Speak the Truth Even If . . .
Recently one of my children and I had a phone conversation about a situation in life that begged to be resolved. I don’t like to give advice–especially to my adult kids–unless I’m asked so we merely talked about various approaches to setting things right again.
I was surprised to hear a statement I had shared some time ago. I don’t remember saying it but there it was. My child remembered. I smiled!
“Always speak the truth even if your voice shakes.” Whoa! This sentence punched me in the gut. I felt the heat of the words, and their truth even more so. We decided then and there that this was the best approach to resolving the incident we discussed and any others that came up in our lives.
Saying what we mean is important, but as the Al-Anon slogan reminds me, “. . .but don’t say it mean.” Not exactly correct English but I get the point and I assume you do too. Tone is everything.
No fudging, hedging, hiding, or manipulating. And if your voice shakes, so be it. Say how it is for you to your spouse, child, neighbor, friend or even stranger so you can go to bed each night with a clear and clean conscience. Of course there are times when speaking truth may not require any words. It may be a look, a posture, a behavior, or a facial expression. But when communicated with love, decency, and honesty, you have done so with God’s blessing.
I’m going to take up this bit of wisdom and practice practicing it in all my affairs during 2016. I’ll let you know next December how I did. And if you want to join me, I’d be happy for your company.
“But above all, my fellow believers, do not swear, either by heaven or by earth or with any other oath; but let your yes be [a truthful] yes, and your no be [a truthful] no, so that you may not fall under judgment.” (James 5:12 AMP)
Very interesting! This same dilemma came up with two of my friends this week over setting 2016 goals (and realizing they had to set some boundaries with family members on their availability). Tell the truth even if your voice shakes…excellent advice! (So is the “don’t be mean about it.”) Sometimes it feels like a fine line there!
Happy New Year, Karen!
Thanks, Kristi. I appreciate what you shared. Happy New Year to you too.
😀 Love you Mom!
And I love you, Julie. 🙂
I had to smile when I read your subject! Just this morning I read a page in a book a close friend gave me: “Swing High, Life Lessons from Childhood” by Anthony Gunn. The subject is: “What are you like as a liar?”
We teach our children that honesty is the best policy, yet we cringe when a child says to their grandmother, ‘My mum says you are mean’. This is a little off the subject you have here but it still seems “related” somehow.

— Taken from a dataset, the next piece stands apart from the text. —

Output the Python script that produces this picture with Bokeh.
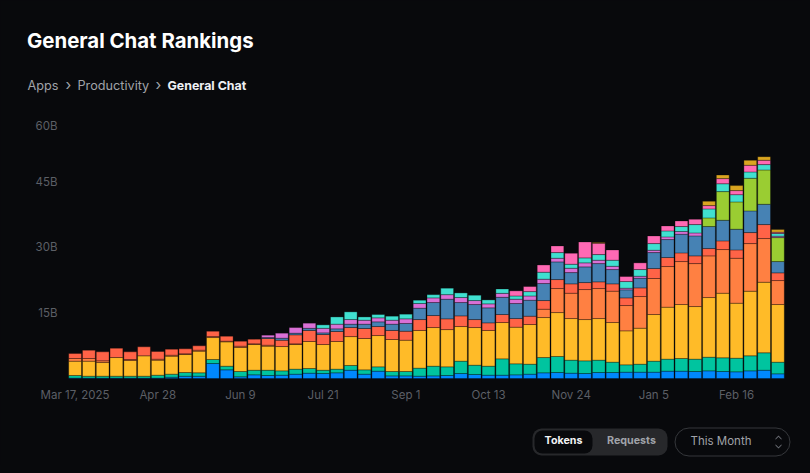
from bokeh.plotting import figure
from bokeh.models import ColumnDataSource, Range1d, FixedTicker, Label, BoxAnnotation, PolyAnnotation
from bokeh.embed import file_html
from bokeh.resources import INLINE
import numpy as np

BG = "#08090c"

# x axis, one bar per week
x_tick_pos = [0, 6, 12, 18, 24, 30, 36, 42, 48]
x_tick_labels = ["Mar 17, 2025", "Apr 28", "Jun 9", "Jul 21", "Sep 1", "Oct 13", "Nov 24", "Jan 5", "Feb 16"]
y_tick_pos = [15, 30, 45, 57.9]  # the top label sits lower than 60 in the original
y_tick_labels = ["15B", "30B", "45B", "60B"]

# top of each stacked segment, in billions of tokens
blue_top = [.1,.1,.1,.1,.1,.1,.1,.3,.53,.53,3.43,1.98,.38,.84,.69,.76,.99,1.22,1.14,1.3,1.9,.99,1.68,.6,.6,.53,.6,.69,1.14,.92,.76,.76,.84,.99,1.3,1.37,1.22,1.14,1.37,1.37,1.45,1.45,1.45,1.68,1.68,1.6,1.75,1.6,1.53,1.75,1.9,1.07]
teal_top = [.69,.53,.53,.53,.53,.53,.76,1.0,1.37,1.3,4.35,2.82,1.6,1.9,1.9,1.75,2.14,2.29,1.9,2.14,2.98,1.98,2.67,1.6,1.6,2.37,2.82,2.67,3.97,3.05,2.82,4.5,3.36,3.28,4.8,5.04,4.2,4.04,4.2,3.74,3.13,3.28,3.97,4.43,4.58,4.43,4.88,4.73,4.65,5.19,5.88,3.74]
yellow_top = [3.97,3.97,3.66,4.8,4.12,5.19,4.2,5.11,5.49,6.26,9.38,8.39,7.1,7.78,7.4,7.32,7.78,8.47,7.78,8.47,9.6,9.16,9.84,8.93,8.77,11.0,11.67,11.2,11.9,11.67,11.0,12.82,11.75,12.36,13.96,15.1,13.73,13.5,13.73,12.82,10.91,11.52,14.65,16.33,16.94,16.48,18.54,19.53,17.24,20.0,22.05,16.94]
orange_top = [4.58,4.58,4.04,4.8,4.35,5.19,4.43,5.34,5.65,6.49,9.6,8.55,7.4,7.94,7.63,7.32,7.94,8.47,7.78,8.47,9.6,9.16,9.84,8.93,8.77,11.0,11.67,11.2,11.9,11.67,11.0,12.82,11.75,12.36,15.87,20.6,19.53,20.37,20.6,20.0,16.71,18.77,22.9,25.64,26.78,26.32,28.08,29.53,27.54,30.9,32.05,22.43]
red_top = [5.72,6.49,6.1,6.94,6.1,7.25,6.18,6.71,6.79,7.48,10.83,9.69,8.55,9.0,9.16,8.77,10.0,11.0,10.07,10.76,11.67,11.45,11.9,11.0,10.83,13.5,14.42,13.66,14.34,13.5,12.74,14.65,13.73,14.27,17.85,22.66,21.67,21.97,22.13,21.67,18.46,20.75,25.18,27.7,28.76,28.08,29.76,31.51,29.45,33.42,35.25,24.19]
steel_top = red_top[:14] + [9.38,9.23,10.38,11.5,10.45,11.37,12.44,12.44,12.97,12.44,12.6,16.1,17.4,18.16,17.4,16.94,16.18,18.6,17.17,17.93,21.75,26.7,24.26,25.56,26.32,24.95,20.3,22.97,28.84,31.82,33.04,32.66,34.8,36.24,34.18,38.38,39.9,26.78]
green_top = steel_top[:46] + [36.78,42.8,40.44,45.86,47.76,32.27]
orchid_top = red_top[:14] + [9.92,10.38,11.67,12.67,11.5,12.44,13.5,13.35,13.89,13.35,13.66,17.17,18.46,19.2,18.54,17.85,17.09,19.5,18.16,18.9,22.74,27.54,25.25,26.48,27.09,25.7,20.68,23.42,29.37,32.43,33.65,33.34,36.78,42.8,40.44,45.86,47.76,32.6]
turq_top = red_top[:14] + [9.92,10.38,11.67,12.67,12.28,14.1,15.26,14.1,14.65,14.27,14.73,17.93,19.2,20.68,19.6,19.07,18.0,20.5,18.9,19.9,24.34,28.84,26.17,27.62,28.38,27.09,22.2,24.95,30.9,33.8,34.8,35.25,38.84,44.6,42.1,47.3,48.98,33.2]
pink_top = turq_top[:32] + [20.07,21.06,26.0,30.37,28.69,31.28,30.98,29.45,23.35,26.48,32.66,34.95,36.09,36.47,39.6,45.78,43.03,48.83,49.98,33.5]
gold_top = pink_top[:38] + [31.13] + pink_top[39:46] + [40.6,46.6,44.18,49.98,50.8,34.1]

series = [
    ("#0088FE", [0] * 52, blue_top),
    ("#00C49F", blue_top, teal_top),
    ("#FFBB28", teal_top, yellow_top),
    ("#FF8042", yellow_top, orange_top),
    ("#FF6347", orange_top, red_top),
    ("#4682B4", red_top, steel_top),
    ("#9ACD32", steel_top, green_top),
    ("#DA70D6", green_top, orchid_top),
    ("#40E0D0", orchid_top, turq_top),
    ("#FF69B4", turq_top, pink_top),
    ("#DAA520", pink_top, gold_top),
]

W, H = 802, 465
BAR_STEP = 13.78   # px per week
PX_PER_B = 4.3667
X0, Y0 = 74.6, 378  # page position of week 0 and of value 0

# the frame fills the whole figure so that the header and buttons can sit in it
p = figure(width=W, height=H, output_backend="svg", toolbar_location=None, min_border=0,
           x_range=Range1d(-X0 / BAR_STEP, (W - X0) / BAR_STEP),
           y_range=Range1d((Y0 - H) / PX_PER_B, Y0 / PX_PER_B))
p.background_fill_color = BG
p.border_fill_color = BG
p.outline_line_color = None
p.grid.visible = False

for color, bottom, top in series:
    bottom = np.array(bottom)
    top = np.array(top)
    keep = top > bottom  # a series can be absent from a week
    src = ColumnDataSource(dict(x=np.arange(52)[keep], bottom=bottom[keep], top=top[keep]))
    p.vbar(x="x", bottom="bottom", top="top", width=0.93, source=src,
           fill_color=color, line_color="#000000", line_alpha=0.3, line_width=1)

for ax in (p.xaxis, p.yaxis):
    ax.axis_line_color = None
    ax.major_tick_line_color = None
    ax.minor_tick_line_color = None
    ax.major_label_text_color = "#5c5f66"
    ax.major_label_text_font = "Inter"
    ax.major_label_text_font_size = "11.5px"
p.xaxis.fixed_location = 0
p.xaxis.ticker = FixedTicker(ticks=x_tick_pos)
p.xaxis.major_label_overrides = dict(zip(x_tick_pos, x_tick_labels))
p.xaxis.major_label_standoff = 3
p.yaxis.fixed_location = (62 - X0) / BAR_STEP
p.yaxis.ticker = FixedTicker(ticks=y_tick_pos)
p.yaxis.major_label_overrides = dict(zip(y_tick_pos, y_tick_labels))
p.yaxis.major_label_standoff = -1


# screen units are measured from the frame's lower left corner
def text(x, y, s, color, size, bold=False, align="left"):
    p.add_layout(Label(x=x, y=H - y, x_units="screen", y_units="screen", text=s, text_color=color,
                       text_font="Inter", text_font_size=size, text_align=align, text_baseline="middle",
                       text_font_style="bold" if bold else "normal"))


def box(l, t, r, b, fill, line=None, radius=0):
    p.add_layout(BoxAnnotation(left=l, right=r, top=H - t, bottom=H - b,
                               left_units="screen", right_units="screen", top_units="screen", bottom_units="screen",
                               fill_color=fill, fill_alpha=1 if fill else 0, line_color=line, line_alpha=1 if line else 0,
                               line_width=1, border_radius=radius, level="annotation"))


def chevron(cx, cy, d):
    xs = [cx - 3, cx, cx + 3, cx + 3, cx, cx - 3]
    ys = [cy, cy + d * 3, cy, cy - d * 1.2, cy + d * 1.8, cy - d * 1.2]
    p.add_layout(PolyAnnotation(xs=xs, ys=[H - v for v in ys], xs_units="screen", ys_units="screen",
                                fill_color="#6c6f76", fill_alpha=1, line_color=None))


box(532, 428, 667, 455, "#27282b", radius=9)
box(534, 430, 592, 453, "#08090c", radius=8)
box(674.5, 427.5, 789.5, 455.5, None, line="#35373b", radius=14)
chevron(778, 438, -1)
chevron(778, 445, 1)

text(26.5, 40, "General Chat Rankings", "#ffffff", "20.4px", bold=True)
text(27, 85, "Apps", "#a0a3a9", "12.7px")
text(65, 84, "›", "#a0a3a9", "15px")
text(77, 85, "Productivity", "#a0a3a9", "12.7px")
text(155, 84, "›", "#a0a3a9", "15px")
text(167, 85, "General Chat", "#eef0f4", "12.4px", bold=True)
text(563, 440, "Tokens", "#f2f3f5", "10.7px", bold=True, align="center")
text(631, 440, "Requests", "#a0a3a9", "10.7px", bold=True, align="center")
text(690, 440, "This Month", "#a0a3a9", "11.5px")

html = file_html(p, INLINE)
html = html.replace("<head>", "<head><style>html,body{background:#08090c}</style>", 1)
open("out.html", "w").write(html)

Karen, Charles’s friend, Fontaine said: ” If you always tell the truth you do not have to remember what you said”. makes sense to me!
Thanks for these great thoughts and ‘reminders’!
Love and best wishes to you. Margaret
Thanks, Margaret. I like what Fontaine said. Bless his heart. He was a loyal friend to Charles. Maybe they’ve connected again on the other side.
Very well said, Karen. “Don’t say it mean,” is a good reminder. I’m listening to the CD’s of the apologetics conference and one of the speakers reminds us that we don’t study apologetics to “sling it to them,” to win the debate … but wisdom tempers truth with love, so HOW we speak is the other part of the equation. Thanks for your good post.
Thanks, Carol. I appreciate your comment and reminder of what we learned at the apologetics conference.
Oh this is so true! Tone IS everything! It conveys love, trust, condescending attitudes and respect! You are right about no words too and not giving advice unless asked. I am going to join you in your quest, especially with my grown children!
Thanks, Jerri. How nice to have you as a companion on our path to telling the truth in love–even if our voices shake. 🙂
Thank you, Karen. Such loving and practical wisdom! Hugs and blessings to you in this new year.
Nancy, lovely to hear from you. Hugs and blessings to you, as well. Have a beautiful new year.
I find speaking up very challenging. My words often come out too bluntly, despite efforts to phrase things acceptably. I’ve been praying for “courage to change the things I can,” which involves honesty, and to learn to convey the gentleness I intend. I’m learning. This is a great challenge for 2016!
Thanks for your honesty, Columba. May 2016 find all of us speaking our truths with love and gentleness.
Karen, I have been in trouble so many times for speaking the truth, but it’s better to be in trouble with man-kind than with God.
Mary, I do understand. And I also agree that it’s best to be ‘in trouble’ with people rather than with God!